Treating everyone the same
“What I do is make sure I treat everyone the same and, most importantly, I listen and trust that the right answer for all will be found.”
Mediation can take up to a quarter of the time to process as a divorce through the courts, meaning it can be cheaper and quicker, with decisions in the hands of the separating couple rather than the courts. The proposed new law, will mean that anyone applying for a court order about children, or financial matters, must first attend a meeting about mediation where they can see if it is the right process for them. There are exemptions to this requirement, such as cases with evidence of domestic violence.

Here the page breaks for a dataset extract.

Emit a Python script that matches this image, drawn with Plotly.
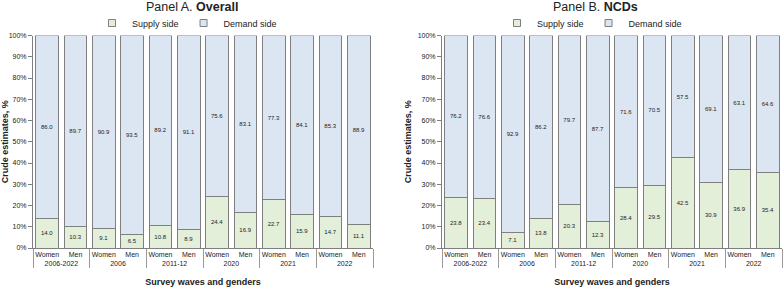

Viv added: “Mediation gives people the power to be in charge of their own destiny, and at the same time, they will feel they are being heard by each other. It can show them that they can separate in an amicable, stress-free and mutually respectful way. Mediation can even work for the children of older, divorcing couples. This can be particularly helpful if siblings get into a dispute over inheritance or living arrangements for their elderly parents.
“In mediation each party must follow ground rules. One of which is talking with respect for each other, helping to keep the conversation open and productive. This can be hard to remember when talking about sensitive and upsetting things, but I am there to help them with this and to remind them why they came to mediation in the first place and the need to keep talking with respect.
“There are a lot of misconceptions around mediation, one of them being that I am the judge. This is wrong of course – I reassure people that only they are in control of their own lives and must come to their own decisions and that I am there to help them.
“Reaching your own choices between you and your ex-partner is really powerful. When we sit down for the first session, I invite them to keep any advice from solicitors out of their mind initially so they can find their own answers. More often than not, these are largely the same as their legal advice anyway – the difference being that they have found the solution between them.
“For all these reasons I’d urge anyone going through a divorce or separation, no matter what their age, to consider mediation and remind them that legal aid is still available for this purpose.”
Whereas legal aid has been withdrawn from divorce proceedings in the courts, it will still be available for couples who can not afford to go to mediation. Mediators can advise people whether they are eligible for legal aid.